Please write out the lines of the data exactly, beginning with the first and ending with the line containing "A_CURSOR_TIME = -0.26"; leave the pictures behind.

╭─ Data shown

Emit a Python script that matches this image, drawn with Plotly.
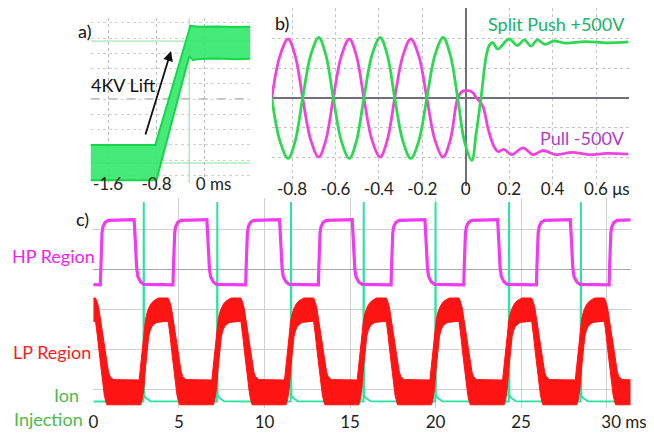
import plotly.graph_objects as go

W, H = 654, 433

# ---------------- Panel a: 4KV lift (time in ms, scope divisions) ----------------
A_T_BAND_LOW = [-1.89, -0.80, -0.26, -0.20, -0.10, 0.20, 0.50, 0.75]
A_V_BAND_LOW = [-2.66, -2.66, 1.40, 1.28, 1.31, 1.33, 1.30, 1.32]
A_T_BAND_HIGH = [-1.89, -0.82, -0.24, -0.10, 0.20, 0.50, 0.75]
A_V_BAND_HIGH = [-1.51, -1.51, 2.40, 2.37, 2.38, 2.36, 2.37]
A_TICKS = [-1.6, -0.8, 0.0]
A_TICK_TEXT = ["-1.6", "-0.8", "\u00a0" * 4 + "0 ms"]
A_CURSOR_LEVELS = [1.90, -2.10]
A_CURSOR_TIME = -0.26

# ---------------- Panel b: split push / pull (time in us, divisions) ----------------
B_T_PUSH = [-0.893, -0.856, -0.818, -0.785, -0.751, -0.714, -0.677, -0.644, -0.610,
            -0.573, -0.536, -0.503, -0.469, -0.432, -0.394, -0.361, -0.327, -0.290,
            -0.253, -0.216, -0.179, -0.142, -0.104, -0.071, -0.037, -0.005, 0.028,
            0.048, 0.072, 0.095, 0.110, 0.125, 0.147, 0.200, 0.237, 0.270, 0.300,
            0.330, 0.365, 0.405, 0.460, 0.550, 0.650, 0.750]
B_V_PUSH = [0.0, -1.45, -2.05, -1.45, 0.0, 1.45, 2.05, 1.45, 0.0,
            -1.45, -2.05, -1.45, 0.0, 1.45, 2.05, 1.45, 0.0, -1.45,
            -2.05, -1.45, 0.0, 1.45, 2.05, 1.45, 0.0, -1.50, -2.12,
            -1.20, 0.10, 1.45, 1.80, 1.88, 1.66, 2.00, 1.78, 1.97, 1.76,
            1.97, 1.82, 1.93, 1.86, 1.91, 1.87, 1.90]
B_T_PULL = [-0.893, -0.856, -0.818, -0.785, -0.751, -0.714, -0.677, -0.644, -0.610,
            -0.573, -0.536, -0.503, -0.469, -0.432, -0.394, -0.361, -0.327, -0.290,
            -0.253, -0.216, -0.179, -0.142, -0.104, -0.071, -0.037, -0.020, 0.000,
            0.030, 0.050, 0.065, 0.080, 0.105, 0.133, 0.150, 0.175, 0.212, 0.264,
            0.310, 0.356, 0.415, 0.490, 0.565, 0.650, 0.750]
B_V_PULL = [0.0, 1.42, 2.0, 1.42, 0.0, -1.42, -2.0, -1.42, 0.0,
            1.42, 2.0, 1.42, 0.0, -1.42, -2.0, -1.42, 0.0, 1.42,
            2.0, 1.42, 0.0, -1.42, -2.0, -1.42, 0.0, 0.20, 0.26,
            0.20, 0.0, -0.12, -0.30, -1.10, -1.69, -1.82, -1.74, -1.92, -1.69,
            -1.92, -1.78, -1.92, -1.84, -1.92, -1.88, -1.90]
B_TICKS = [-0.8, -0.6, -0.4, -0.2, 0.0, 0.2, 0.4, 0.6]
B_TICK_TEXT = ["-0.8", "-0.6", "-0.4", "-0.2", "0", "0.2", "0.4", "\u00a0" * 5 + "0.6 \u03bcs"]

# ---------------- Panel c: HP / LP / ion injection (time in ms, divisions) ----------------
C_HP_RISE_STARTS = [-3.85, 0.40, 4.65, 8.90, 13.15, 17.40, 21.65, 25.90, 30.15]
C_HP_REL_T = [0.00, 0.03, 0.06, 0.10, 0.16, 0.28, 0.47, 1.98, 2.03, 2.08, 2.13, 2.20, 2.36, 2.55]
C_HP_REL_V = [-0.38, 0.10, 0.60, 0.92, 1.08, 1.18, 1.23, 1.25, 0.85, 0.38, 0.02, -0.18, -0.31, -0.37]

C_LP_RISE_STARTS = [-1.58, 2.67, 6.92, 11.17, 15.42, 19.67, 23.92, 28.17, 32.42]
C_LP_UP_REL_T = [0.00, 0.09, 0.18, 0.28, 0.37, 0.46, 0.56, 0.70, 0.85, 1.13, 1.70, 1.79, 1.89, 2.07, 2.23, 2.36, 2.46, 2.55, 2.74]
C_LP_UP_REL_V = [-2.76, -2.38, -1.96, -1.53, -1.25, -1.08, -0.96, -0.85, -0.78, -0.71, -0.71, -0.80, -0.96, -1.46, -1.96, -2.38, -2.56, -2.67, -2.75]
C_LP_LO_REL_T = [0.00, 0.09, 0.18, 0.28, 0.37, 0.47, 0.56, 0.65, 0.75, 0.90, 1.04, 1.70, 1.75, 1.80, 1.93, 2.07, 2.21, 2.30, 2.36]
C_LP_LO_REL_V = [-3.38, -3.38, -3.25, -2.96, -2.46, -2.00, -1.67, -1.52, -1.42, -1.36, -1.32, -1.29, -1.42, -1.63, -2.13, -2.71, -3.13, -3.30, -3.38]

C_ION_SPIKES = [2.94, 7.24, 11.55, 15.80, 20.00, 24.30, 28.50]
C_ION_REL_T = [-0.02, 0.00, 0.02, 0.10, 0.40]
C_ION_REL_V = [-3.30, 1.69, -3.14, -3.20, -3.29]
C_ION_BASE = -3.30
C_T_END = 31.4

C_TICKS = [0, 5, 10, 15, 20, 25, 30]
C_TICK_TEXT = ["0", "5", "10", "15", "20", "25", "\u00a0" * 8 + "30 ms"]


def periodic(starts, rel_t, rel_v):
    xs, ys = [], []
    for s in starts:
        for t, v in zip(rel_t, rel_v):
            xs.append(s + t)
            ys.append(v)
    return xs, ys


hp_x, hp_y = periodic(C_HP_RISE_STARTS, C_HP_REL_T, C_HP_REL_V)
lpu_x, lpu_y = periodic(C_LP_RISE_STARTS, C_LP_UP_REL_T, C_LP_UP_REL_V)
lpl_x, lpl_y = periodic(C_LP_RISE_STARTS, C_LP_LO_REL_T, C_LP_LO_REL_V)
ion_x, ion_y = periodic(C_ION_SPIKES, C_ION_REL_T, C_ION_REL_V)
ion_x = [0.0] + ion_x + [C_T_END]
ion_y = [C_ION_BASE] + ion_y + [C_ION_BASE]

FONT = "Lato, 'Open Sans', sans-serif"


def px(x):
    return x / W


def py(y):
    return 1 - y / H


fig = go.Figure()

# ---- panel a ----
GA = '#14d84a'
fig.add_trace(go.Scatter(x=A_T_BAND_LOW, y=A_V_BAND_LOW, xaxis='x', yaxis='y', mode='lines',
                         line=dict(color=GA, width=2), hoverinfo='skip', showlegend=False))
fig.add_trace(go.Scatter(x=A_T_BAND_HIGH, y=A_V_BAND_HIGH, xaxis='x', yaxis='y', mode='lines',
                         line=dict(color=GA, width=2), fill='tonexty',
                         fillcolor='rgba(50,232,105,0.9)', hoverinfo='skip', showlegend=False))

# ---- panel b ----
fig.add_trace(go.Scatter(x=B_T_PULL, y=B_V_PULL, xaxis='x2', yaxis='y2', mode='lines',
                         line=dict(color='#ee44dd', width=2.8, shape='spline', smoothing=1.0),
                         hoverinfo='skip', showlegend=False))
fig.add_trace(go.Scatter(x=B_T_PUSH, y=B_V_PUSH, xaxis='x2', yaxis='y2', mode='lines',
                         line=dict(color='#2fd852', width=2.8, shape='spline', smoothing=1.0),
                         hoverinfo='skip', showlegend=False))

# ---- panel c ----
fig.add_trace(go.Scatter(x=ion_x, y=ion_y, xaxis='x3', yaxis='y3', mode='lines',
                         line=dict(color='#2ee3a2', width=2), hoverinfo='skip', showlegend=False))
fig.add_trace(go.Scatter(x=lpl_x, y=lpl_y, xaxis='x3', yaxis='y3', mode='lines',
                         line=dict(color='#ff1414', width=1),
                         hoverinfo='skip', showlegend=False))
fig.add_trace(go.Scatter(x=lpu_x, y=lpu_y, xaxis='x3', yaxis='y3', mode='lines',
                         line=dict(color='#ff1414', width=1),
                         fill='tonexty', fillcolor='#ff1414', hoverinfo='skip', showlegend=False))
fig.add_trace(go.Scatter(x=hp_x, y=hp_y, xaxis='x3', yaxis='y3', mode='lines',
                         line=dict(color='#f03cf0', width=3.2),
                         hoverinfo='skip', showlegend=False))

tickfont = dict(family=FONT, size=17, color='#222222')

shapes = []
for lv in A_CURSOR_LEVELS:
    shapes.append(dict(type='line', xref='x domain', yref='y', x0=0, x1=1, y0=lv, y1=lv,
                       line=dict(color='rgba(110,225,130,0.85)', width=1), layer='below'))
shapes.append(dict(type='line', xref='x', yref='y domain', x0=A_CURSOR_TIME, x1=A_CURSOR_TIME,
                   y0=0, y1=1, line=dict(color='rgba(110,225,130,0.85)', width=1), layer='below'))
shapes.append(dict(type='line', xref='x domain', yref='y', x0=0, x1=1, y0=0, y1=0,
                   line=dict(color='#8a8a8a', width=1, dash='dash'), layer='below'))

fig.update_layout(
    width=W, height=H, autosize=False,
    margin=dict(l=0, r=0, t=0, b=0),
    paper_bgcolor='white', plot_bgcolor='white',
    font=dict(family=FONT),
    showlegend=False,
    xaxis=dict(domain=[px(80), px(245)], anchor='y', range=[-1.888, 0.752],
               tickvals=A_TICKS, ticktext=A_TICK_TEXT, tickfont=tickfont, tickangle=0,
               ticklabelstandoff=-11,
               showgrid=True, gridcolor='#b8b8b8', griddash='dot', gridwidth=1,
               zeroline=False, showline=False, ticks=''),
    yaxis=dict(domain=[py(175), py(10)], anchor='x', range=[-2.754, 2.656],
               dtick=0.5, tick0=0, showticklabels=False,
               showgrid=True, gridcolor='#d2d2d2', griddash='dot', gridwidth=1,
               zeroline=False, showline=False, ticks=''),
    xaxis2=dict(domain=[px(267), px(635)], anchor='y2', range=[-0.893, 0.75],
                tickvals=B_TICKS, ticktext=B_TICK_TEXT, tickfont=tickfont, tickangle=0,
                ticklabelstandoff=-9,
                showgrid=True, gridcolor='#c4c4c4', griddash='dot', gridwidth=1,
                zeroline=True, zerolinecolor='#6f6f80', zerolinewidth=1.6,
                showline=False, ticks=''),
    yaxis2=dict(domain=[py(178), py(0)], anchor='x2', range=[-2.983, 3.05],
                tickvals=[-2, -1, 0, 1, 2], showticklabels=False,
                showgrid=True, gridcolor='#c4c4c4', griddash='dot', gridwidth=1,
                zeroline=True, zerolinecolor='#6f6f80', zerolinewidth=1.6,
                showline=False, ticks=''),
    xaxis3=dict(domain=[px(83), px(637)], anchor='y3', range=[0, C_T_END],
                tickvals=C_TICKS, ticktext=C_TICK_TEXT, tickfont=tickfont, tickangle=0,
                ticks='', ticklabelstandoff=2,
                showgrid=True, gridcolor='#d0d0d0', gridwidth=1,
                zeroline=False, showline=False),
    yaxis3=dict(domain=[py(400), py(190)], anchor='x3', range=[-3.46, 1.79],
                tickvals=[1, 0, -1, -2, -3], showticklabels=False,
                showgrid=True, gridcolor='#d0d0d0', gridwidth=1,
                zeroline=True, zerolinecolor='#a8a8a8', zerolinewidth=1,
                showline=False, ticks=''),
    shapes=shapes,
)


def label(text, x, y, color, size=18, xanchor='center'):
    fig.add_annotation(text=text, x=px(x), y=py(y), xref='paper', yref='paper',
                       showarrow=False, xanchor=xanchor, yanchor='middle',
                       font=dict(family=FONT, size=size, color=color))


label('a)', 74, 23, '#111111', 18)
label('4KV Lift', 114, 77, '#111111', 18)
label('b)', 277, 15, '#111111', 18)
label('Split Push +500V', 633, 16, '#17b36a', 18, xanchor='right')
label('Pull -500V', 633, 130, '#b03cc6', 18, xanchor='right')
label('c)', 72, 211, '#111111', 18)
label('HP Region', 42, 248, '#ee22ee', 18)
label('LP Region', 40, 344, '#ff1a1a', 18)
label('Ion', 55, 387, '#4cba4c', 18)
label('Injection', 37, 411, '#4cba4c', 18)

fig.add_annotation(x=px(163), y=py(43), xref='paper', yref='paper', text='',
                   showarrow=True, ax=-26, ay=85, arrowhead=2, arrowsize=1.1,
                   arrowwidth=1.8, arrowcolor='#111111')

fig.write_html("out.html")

╰─

# [Result]
Emit a Python script that matches this image, drawn with Plotly.
import plotly.graph_objects as go

W, H = 654, 433

# ---------------- Panel a: 4KV lift (time in ms, scope divisions) ----------------
A_T_BAND_LOW = [-1.89, -0.80, -0.26, -0.20, -0.10, 0.20, 0.50, 0.75]
A_V_BAND_LOW = [-2.66, -2.66, 1.40, 1.28, 1.31, 1.33, 1.30, 1.32]
A_T_BAND_HIGH = [-1.89, -0.82, -0.24, -0.10, 0.20, 0.50, 0.75]
A_V_BAND_HIGH = [-1.51, -1.51, 2.40, 2.37, 2.38, 2.36, 2.37]
A_TICKS = [-1.6, -0.8, 0.0]
A_TICK_TEXT = ["-1.6", "-0.8", "\u00a0" * 4 + "0 ms"]
A_CURSOR_LEVELS = [1.90, -2.10]
A_CURSOR_TIME = -0.26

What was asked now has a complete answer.